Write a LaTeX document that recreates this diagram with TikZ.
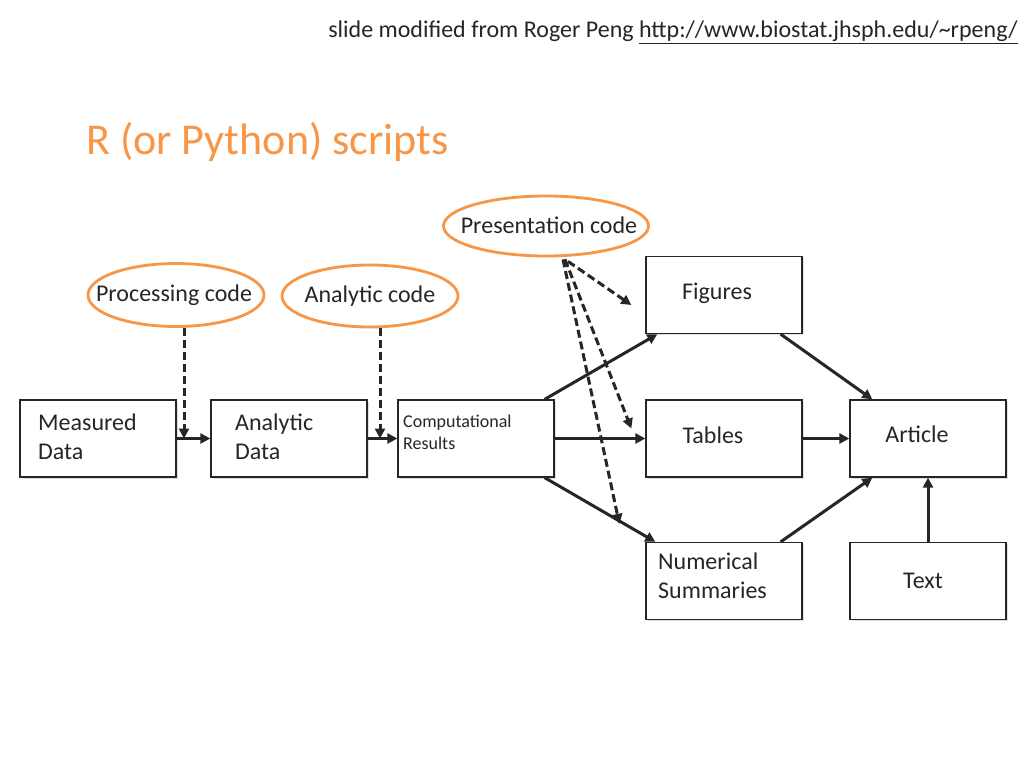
\documentclass[tikz,border=0pt]{standalone}
\usepackage{fontspec}
\setmainfont{Carlito}
\usetikzlibrary{arrows.meta,shadows,calc,shapes.geometric}
\definecolor{orng}{HTML}{F79646}
\definecolor{ink}{HTML}{262626}
\begin{document}
\begin{tikzpicture}[x=1pt,y=-1pt,
  box/.style={draw=ink, line width=1.3pt, fill=white, minimum width=156pt, minimum height=77pt, inner sep=0pt,
    drop shadow={shadow xshift=1.5pt,shadow yshift=-1.5pt,opacity=0.25,fill=gray}},
  oval/.style={draw=orng, line width=2.8pt, ellipse, inner sep=0pt, minimum width=176pt, minimum height=63pt},
  lbl/.style={font=\fontsize{24}{29}\selectfont, anchor=west, align=left, inner sep=0pt, text=ink},
  small/.style={font=\fontsize{18}{22}\selectfont, anchor=west, align=left, inner sep=0pt, text=ink},
  arr/.style={draw=ink, line width=3pt, -{Triangle[length=10pt,width=10pt]}},
  darr/.style={draw=ink, line width=3pt, dash pattern=on 8pt off 4pt, -{Triangle[length=10pt,width=10pt]}}
]
\useasboundingbox (0,0) rectangle (1024,768);
\fill[white] (0,0) rectangle (1024,768);

% header and title
\node[anchor=east, font=\fontsize{24}{28}\selectfont, inner sep=0pt, text=ink] (credit) at (1018,32)
  {slide modified from Roger Peng \underline{http://www.biostat.jhsph.edu/\textasciitilde rpeng/}};
\node[anchor=west, text=orng, font=\fontsize{44}{50}\selectfont, inner sep=0pt] (title) at (86,142) {R (or Python) scripts};

% boxes
\node[box] (meas) at (98,438.5) {};
\node[lbl] (measT) at (38,437) {Measured\\Data};
\node[box] (ana) at (289,438.5) {};
\node[lbl] (anaT) at (235,437) {Analytic\\Data};
\node[box] (comp) at (476,438.5) {};
\node[small] (compT) at (403,432) {Computational\\Results};
\node[box] (fig) at (724,295) {};
\node[lbl, anchor=center] (figT) at (717,293) {Figures};
\node[box] (tab) at (724,438.5) {};
\node[lbl, anchor=center] (tabT) at (713,435) {Tables};
\node[box] (num) at (724,581) {};
\node[lbl] (numT) at (658,576) {Numerical\\Summaries};
\node[box] (art) at (928,438.5) {};
\node[lbl, anchor=center] (artT) at (917,434) {Article};
\node[box] (txt) at (928,581) {};
\node[lbl, anchor=center] (txtT) at (923,581) {Text};

% ellipses
\node[oval] (proc) at (176,295) {};
\node[lbl, anchor=center] (procT) at (174,295) {Processing code};
\node[oval, minimum height=62pt] (anc) at (370,296) {};
\node[lbl, anchor=center] (ancT) at (370,296) {Analytic code};
\node[oval, minimum width=205pt, minimum height=60pt] (pres) at (546,226) {};
\node[lbl, anchor=center] (presT) at (549,225) {Presentation code};

% solid arrows
\draw[arr] (meas.east) -- (ana.west);
\draw[arr] (ana.east) -- (comp.west);
\draw[arr] ($(comp.north east)+(-10,0)$) -- ($(fig.south west)+(12,0)$);
\draw[arr] (comp.east) -- (tab.west);
\draw[arr] ($(comp.south east)+(-10,0)$) -- ($(num.north west)+(10,0)$);
\draw[arr] ($(fig.south east)+(-22,0)$) -- ($(art.north west)+(23,0)$);
\draw[arr] (tab.east) -- (art.west);
\draw[arr] ($(num.north east)+(-22,0)$) -- ($(art.south west)+(23,0)$);
\draw[arr] (txt.north) -- (art.south);

% dashed arrows
\draw[darr] ($(proc.south)+(8,0)$) -- ($(proc.south |- meas.east)+(8,0)$);
\draw[darr] ($(anc.south)+(10,0)$) -- ($(anc.south |- ana.east)+(10,0)$);
\coordinate (pf) at ($(fig.west)+(-14,10)$);
\coordinate (pt) at ($(tab.west)+(-14,-10)$);
\coordinate (pn) at ($(num.north west)+(-26,-18)$);
\draw[darr] ($(pres.south)+(22,4)$) -- (pf);
\draw[darr] ($(pres.south)+(19,2)$) -- (pt);
\draw[darr] ($(pres.south)+(17,2)$) -- (pn);
\end{tikzpicture}
\end{document}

--- --- ---

- Aim: Omit every picture, then reproduce the rest of the listing exactly.

- Response to the task:
Write a LaTeX document that recreates this diagram with TikZ.
\documentclass[tikz,border=0pt]{standalone}
\usepackage{fontspec}
\setmainfont{Carlito}
\usetikzlibrary{arrows.meta,shadows,calc,shapes.geometric}
\definecolor{orng}{HTML}{F79646}
\definecolor{ink}{HTML}{262626}
\begin{document}
\begin{tikzpicture}[x=1pt,y=-1pt,
  box/.style={draw=ink, line width=1.3pt, fill=white, minimum width=156pt, minimum height=77pt, inner sep=0pt,
    drop shadow={shadow xshift=1.5pt,shadow yshift=-1.5pt,opacity=0.25,fill=gray}},
  oval/.style={draw=orng, line width=2.8pt, ellipse, inner sep=0pt, minimum width=176pt, minimum height=63pt},
  lbl/.style={font=\fontsize{24}{29}\selectfont, anchor=west, align=left, inner sep=0pt, text=ink},
  small/.style={font=\fontsize{18}{22}\selectfont, anchor=west, align=left, inner sep=0pt, text=ink},
  arr/.style={draw=ink, line width=3pt, -{Triangle[length=10pt,width=10pt]}},
  darr/.style={draw=ink, line width=3pt, dash pattern=on 8pt off 4pt, -{Triangle[length=10pt,width=10pt]}}
]
\useasboundingbox (0,0) rectangle (1024,768);
\fill[white] (0,0) rectangle (1024,768);

% header and title
\node[anchor=east, font=\fontsize{24}{28}\selectfont, inner sep=0pt, text=ink] (credit) at (1018,32)
  {slide modified from Roger Peng \underline{http://www.biostat.jhsph.edu/\textasciitilde rpeng/}};
\node[anchor=west, text=orng, font=\fontsize{44}{50}\selectfont, inner sep=0pt] (title) at (86,142) {R (or Python) scripts};

% boxes
\node[box] (meas) at (98,438.5) {};
\node[lbl] (measT) at (38,437) {Measured\\Data};
\node[box] (ana) at (289,438.5) {};
\node[lbl] (anaT) at (235,437) {Analytic\\Data};
\node[box] (comp) at (476,438.5) {};
\node[small] (compT) at (403,432) {Computational\\Results};
\node[box] (fig) at (724,295) {};
\node[lbl, anchor=center] (figT) at (717,293) {Figures};
\node[box] (tab) at (724,438.5) {};
\node[lbl, anchor=center] (tabT) at (713,435) {Tables};
\node[box] (num) at (724,581) {};
\node[lbl] (numT) at (658,576) {Numerical\\Summaries};
\node[box] (art) at (928,438.5) {};
\node[lbl, anchor=center] (artT) at (917,434) {Article};
\node[box] (txt) at (928,581) {};
\node[lbl, anchor=center] (txtT) at (923,581) {Text};

% ellipses
\node[oval] (proc) at (176,295) {};
\node[lbl, anchor=center] (procT) at (174,295) {Processing code};
\node[oval, minimum height=62pt] (anc) at (370,296) {};
\node[lbl, anchor=center] (ancT) at (370,296) {Analytic code};
\node[oval, minimum width=205pt, minimum height=60pt] (pres) at (546,226) {};
\node[lbl, anchor=center] (presT) at (549,225) {Presentation code};

% solid arrows
\draw[arr] (meas.east) -- (ana.west);
\draw[arr] (ana.east) -- (comp.west);
\draw[arr] ($(comp.north east)+(-10,0)$) -- ($(fig.south west)+(12,0)$);
\draw[arr] (comp.east) -- (tab.west);
\draw[arr] ($(comp.south east)+(-10,0)$) -- ($(num.north west)+(10,0)$);
\draw[arr] ($(fig.south east)+(-22,0)$) -- ($(art.north west)+(23,0)$);
\draw[arr] (tab.east) -- (art.west);
\draw[arr] ($(num.north east)+(-22,0)$) -- ($(art.south west)+(23,0)$);
\draw[arr] (txt.north) -- (art.south);

% dashed arrows
\draw[darr] ($(proc.south)+(8,0)$) -- ($(proc.south |- meas.east)+(8,0)$);
\draw[darr] ($(anc.south)+(10,0)$) -- ($(anc.south |- ana.east)+(10,0)$);
\coordinate (pf) at ($(fig.west)+(-14,10)$);
\coordinate (pt) at ($(tab.west)+(-14,-10)$);
\coordinate (pn) at ($(num.north west)+(-26,-18)$);
\draw[darr] ($(pres.south)+(22,4)$) -- (pf);
\draw[darr] ($(pres.south)+(19,2)$) -- (pt);
\draw[darr] ($(pres.south)+(17,2)$) -- (pn);
\end{tikzpicture}
\end{document}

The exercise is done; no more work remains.